Further allegations of statistical manipulation against BAA are made by some of Heathrow’s leading airlines in a series of confidential letters obtained by Dispatches. Under the company’s “quality of service monitor”, a passenger survey, a new car park at terminal 3 was rated as the best in any of BAA’s London airports.
In fact, according to a letter from Virgin Atlantic, the car park is a “disaster” which is at “virtual gridlock” for much of the day. Virgin says this is an example of how BAA’s surveys are “being manipulated to distort the actual results” or are “failing to measure the real world”.
In BAA’s surveys, passengers are asked to rank facilities from 1 (very poor) to 5 (excellent). Heathrow, regularly named among the worst airports in the world in independent surveys, scored an average of 4 (good) in the BAA surveys for 2006, the worst year in its history.
Even at the height of the security meltdown caused by the “liquid bomb” plot of 2006, the BAA survey reported that passenger satisfaction with security queueing fell just 0.1 points, from 3.7 to 3.6, still close to a “good” rating.
On service quality, data collected for the current Competition Commission inquiry into BAA show further apparent discrepancies between BAA’s claimed performance statistics and the true position.

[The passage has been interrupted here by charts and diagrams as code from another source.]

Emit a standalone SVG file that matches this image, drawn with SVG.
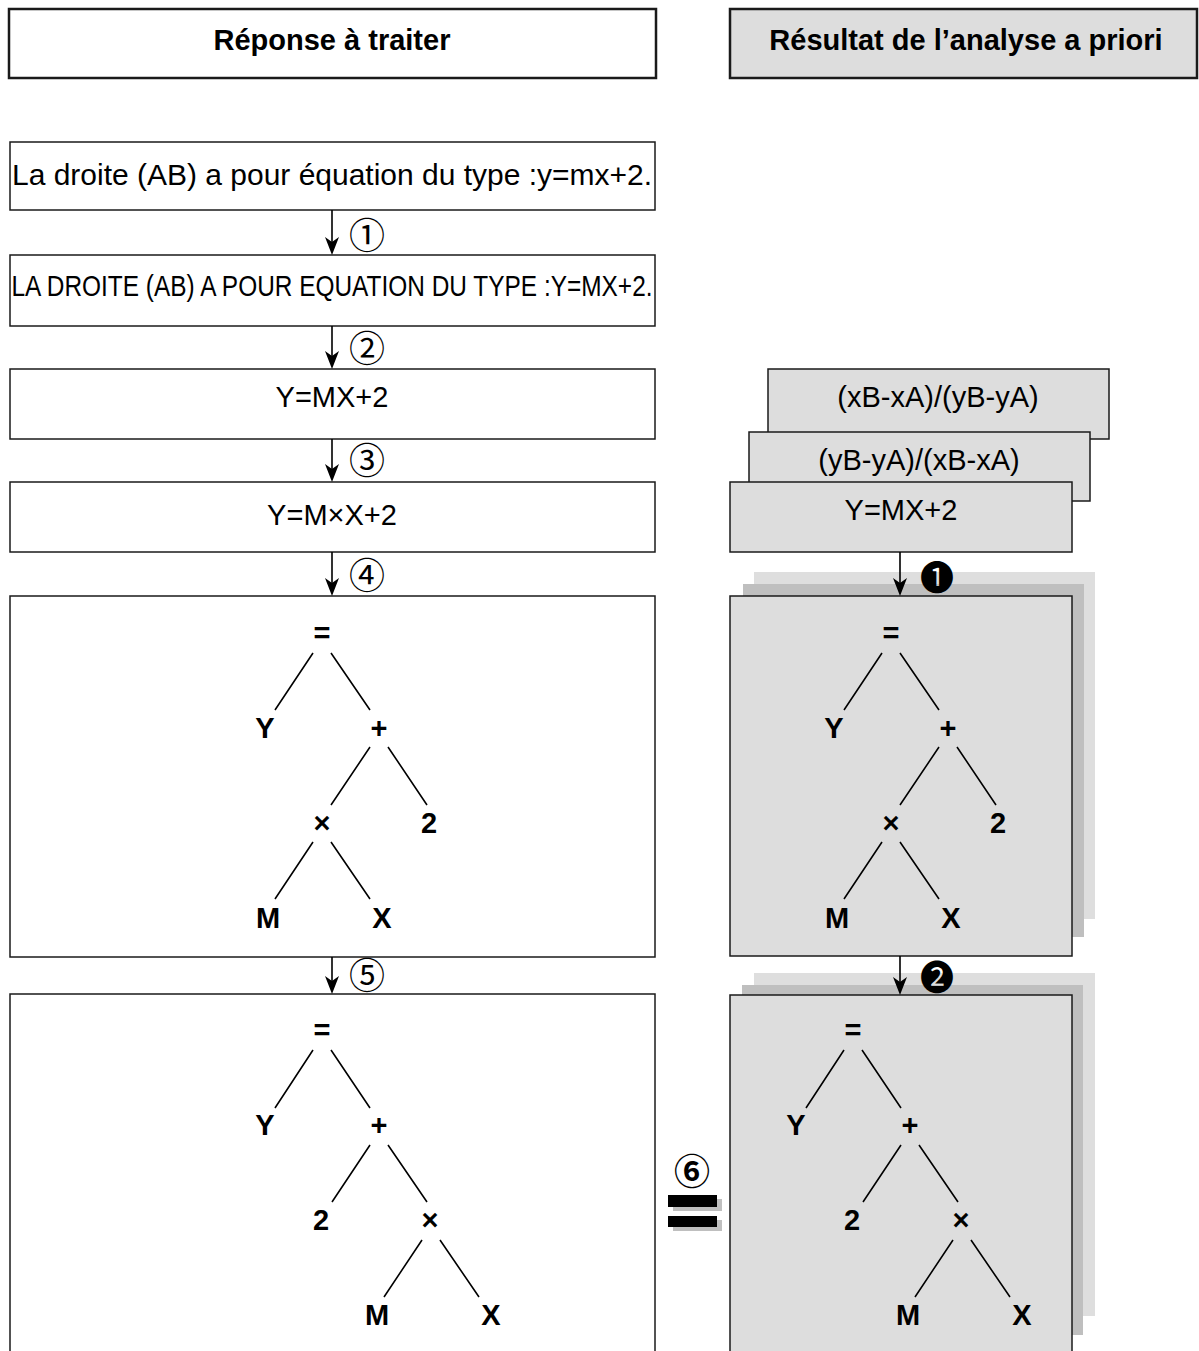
<svg xmlns="http://www.w3.org/2000/svg" width="1199" height="1351" viewBox="0 0 1199 1351">
<style>
.bx{fill:#fff;stroke:#1a1a1a;stroke-width:1.5}
.gb{fill:#dddddd;stroke:#1a1a1a;stroke-width:1.5}
.hd{stroke-width:2.5}
.sh1{fill:#dedede}
.sh2{fill:#bfbfbf}
.t{font-family:"Liberation Sans",Arial,sans-serif;font-size:29px;fill:#000;text-anchor:middle}
.tb{font-family:"Liberation Sans",Arial,sans-serif;font-size:29px;font-weight:bold;fill:#000;text-anchor:middle}
.num{font-family:"Noto Sans CJK JP",sans-serif;font-size:36px;fill:#000;text-anchor:middle}
.dnum{font-family:"Noto Sans CJK JP","DejaVu Sans",sans-serif;font-size:34px;fill:#000;text-anchor:middle}
.ln{stroke:#000;stroke-width:1.6;fill:none}
.ar{stroke:#000;stroke-width:1.6;fill:none}
.ah{fill:#000;stroke:none}
</style>

<g id="header-left">
<rect class="bx hd" x="9" y="9" width="647" height="69"/>
<text class="tb" x="332" y="50">Réponse à traiter</text>
</g>
<g id="header-right">
<rect class="gb hd" x="730" y="9" width="467" height="69"/>
<text class="tb" x="966" y="50">Résultat de l’analyse a priori</text>
</g>

<g id="n1">
<rect class="bx" x="10" y="142" width="645" height="68"/>
<text class="t" x="332" y="185" font-size="30" textLength="640" lengthAdjust="spacingAndGlyphs">La droite (AB) a pour équation du type :y=mx+2.</text>
</g>
<g id="n2">
<rect class="bx" x="10" y="255" width="645" height="71"/>
<text class="t" x="332" y="296" font-size="30" textLength="641" lengthAdjust="spacingAndGlyphs">LA DROITE (AB) A POUR EQUATION DU TYPE :Y=MX+2.</text>
</g>
<g id="n3">
<rect class="bx" x="10" y="369" width="645" height="70"/>
<text class="t" x="332" y="407">Y=MX+2</text>
</g>
<g id="n4">
<rect class="bx" x="10" y="482" width="645" height="70"/>
<text class="t" x="332" y="525">Y=M×X+2</text>
</g>
<g id="n5">
<rect class="bx" x="10" y="596" width="645" height="361"/>
<text class="tb" x="322" y="643">=</text>
<text class="tb" x="265" y="738">Y</text>
<text class="tb" x="379" y="738">+</text>
<text class="tb" x="322" y="833">×</text>
<text class="tb" x="429" y="833">2</text>
<text class="tb" x="268" y="928">M</text>
<text class="tb" x="382" y="928">X</text>
<path class="ln" d="M313,653 L275,710 M331,653 L370,710 M370,747 L331,805 M388,747 L427,805 M313,842 L275,899 M331,842 L370,899"/>
</g>
<g id="n6">
<rect class="bx" x="10" y="994" width="645" height="400"/>
<text class="tb" x="322" y="1040">=</text>
<text class="tb" x="265" y="1135">Y</text>
<text class="tb" x="379" y="1135">+</text>
<text class="tb" x="321" y="1230">2</text>
<text class="tb" x="430" y="1230">×</text>
<text class="tb" x="377" y="1325">M</text>
<text class="tb" x="491" y="1325">X</text>
<path class="ln" d="M313,1050 L275,1108 M331,1050 L370,1108 M370,1145 L332,1202 M388,1145 L427,1202 M422,1240 L384,1297 M440,1240 L479,1297"/>
</g>

<g id="r1">
<rect class="gb" x="768" y="369" width="341" height="70"/>
<text class="t" x="938" y="407">(xB-xA)/(yB-yA)</text>
</g>
<g id="r2">
<rect class="gb" x="749" y="432" width="341" height="69"/>
<text class="t" x="919" y="470">(yB-yA)/(xB-xA)</text>
</g>
<g id="r3">
<rect class="gb" x="730" y="482" width="342" height="70"/>
<text class="t" x="901" y="520">Y=MX+2</text>
</g>
<g id="r4">
<rect class="sh1" x="754" y="572" width="341" height="347"/>
<rect class="sh2" x="743" y="584" width="341" height="353"/>
<rect class="gb" x="730" y="596" width="342" height="360"/>
<text class="tb" x="891" y="643">=</text>
<text class="tb" x="834" y="738">Y</text>
<text class="tb" x="948" y="738">+</text>
<text class="tb" x="891" y="833">×</text>
<text class="tb" x="998" y="833">2</text>
<text class="tb" x="837" y="928">M</text>
<text class="tb" x="951" y="928">X</text>
<path class="ln" d="M882,653 L844,710 M900,653 L939,710 M939,747 L900,805 M957,747 L996,805 M882,842 L844,899 M900,842 L939,899"/>
</g>
<g id="r5">
<rect class="sh1" x="754" y="973" width="341" height="343"/>
<rect class="sh2" x="742" y="985" width="341" height="350"/>
<rect class="gb" x="730" y="995" width="342" height="400"/>
<text class="tb" x="853" y="1040">=</text>
<text class="tb" x="796" y="1135">Y</text>
<text class="tb" x="910" y="1135">+</text>
<text class="tb" x="852" y="1230">2</text>
<text class="tb" x="961" y="1230">×</text>
<text class="tb" x="908" y="1325">M</text>
<text class="tb" x="1022" y="1325">X</text>
<path class="ln" d="M844,1050 L806,1108 M862,1050 L901,1108 M901,1145 L863,1202 M919,1145 L958,1202 M953,1240 L915,1297 M971,1240 L1010,1297"/>
</g>

<g id="equal-mark">
<text class="num" x="692" y="1185" font-size="40" font-weight="bold">⑥</text>
<rect x="673" y="1199" width="49" height="12" fill="#bfbfbf"/>
<rect x="668" y="1195" width="49" height="12" fill="#000"/>
<rect x="673" y="1220" width="49" height="11" fill="#bfbfbf"/>
<rect x="668" y="1216" width="49" height="11" fill="#000"/>
</g>

<g id="connectors">
<path class="ar" d="M332,210 V245 M332,326 V359 M332,439 V472 M332,552 V586 M332,957 V984 M900,552 V586 M900,956 V985"/>
<path class="ah" d="M332,255 L325,237 L332,242 L339,237 Z"/>
<path class="ah" d="M332,369 L325,351 L332,356 L339,351 Z"/>
<path class="ah" d="M332,482 L325,464 L332,469 L339,464 Z"/>
<path class="ah" d="M332,596 L325,578 L332,583 L339,578 Z"/>
<path class="ah" d="M332,994 L325,976 L332,981 L339,976 Z"/>
<path class="ah" d="M900,596 L893,578 L900,583 L907,578 Z"/>
<path class="ah" d="M900,995 L893,977 L900,982 L907,977 Z"/>
<text class="num" x="367" y="249">①</text>
<text class="num" x="367" y="362">②</text>
<text class="num" x="367" y="474">③</text>
<text class="num" x="367" y="589">④</text>
<text class="num" x="367" y="989">⑤</text>
<text class="dnum" x="937" y="590">❶</text>
<text class="dnum" x="937" y="990">❷</text>
</g>
</svg>
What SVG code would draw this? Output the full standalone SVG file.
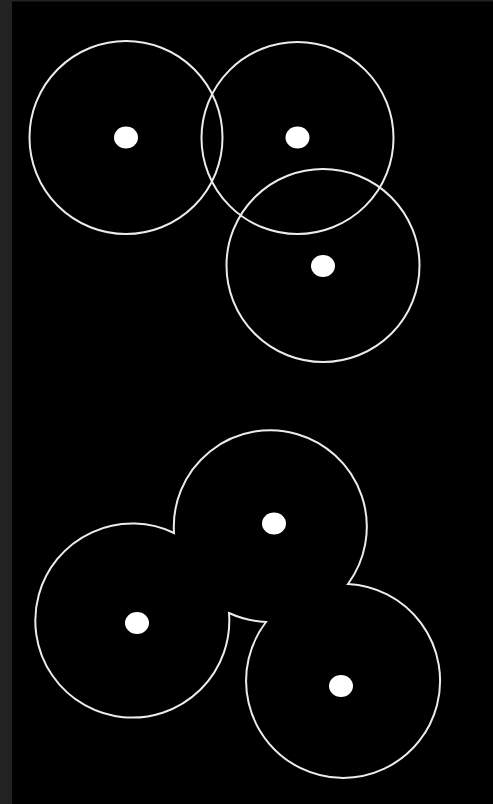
<svg xmlns="http://www.w3.org/2000/svg" width="493" height="804" viewBox="0 0 493 804">
<style>
.ring{fill:none;stroke:#ececec;stroke-width:2}
.dot{fill:#ffffff}
</style>
<rect x="0" y="0" width="493" height="804" fill="#000000"/>
<rect x="0" y="0" width="12" height="804" fill="#222222"/>
<rect x="0" y="0" width="493" height="1.5" fill="#222222"/>
<g id="circle-a">
<circle class="ring" cx="126" cy="137.5" r="96.5"/>
<ellipse class="dot" cx="126" cy="137.5" rx="12" ry="11"/>
</g>
<g id="circle-b">
<circle class="ring" cx="297.5" cy="138" r="96"/>
<ellipse class="dot" cx="297.5" cy="137.5" rx="12" ry="11"/>
</g>
<g id="circle-c">
<circle class="ring" cx="323" cy="265.5" r="96.5"/>
<ellipse class="dot" cx="323" cy="266" rx="12" ry="11"/>
</g>
<g id="union">
<path class="ring" d="M174,533 A96.5,96.5 0 1 1 348,584 A97,97 0 1 1 266,622 A100,100 0 0 1 229,613 A97,97 0 1 1 174,533 Z"/>
<ellipse class="dot" cx="137" cy="623" rx="12" ry="11"/>
<ellipse class="dot" cx="274" cy="523.5" rx="12" ry="11"/>
<ellipse class="dot" cx="341" cy="686" rx="12" ry="11"/>
</g>
<g id="connectors"></g>
</svg>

In a submission to the commission, the BMI airline accuses BAA of rigging the survey results, saying: “Our anecdotal evidence suggests that queueing times have exceeded the 10-minute standard throughout the past five years, despite the measurement process by BAA indicating otherwise.” BAA said the CAA report’s complaints about its queue measurement methods were “incorrect” and that it did measure from the back of the queue. It added that its surveys were a fair reflection of what passengers told it. “Airports around the world have adopted the same [surveying] system as us,” it said. “By any measure our performance has improved considerably in the past year.”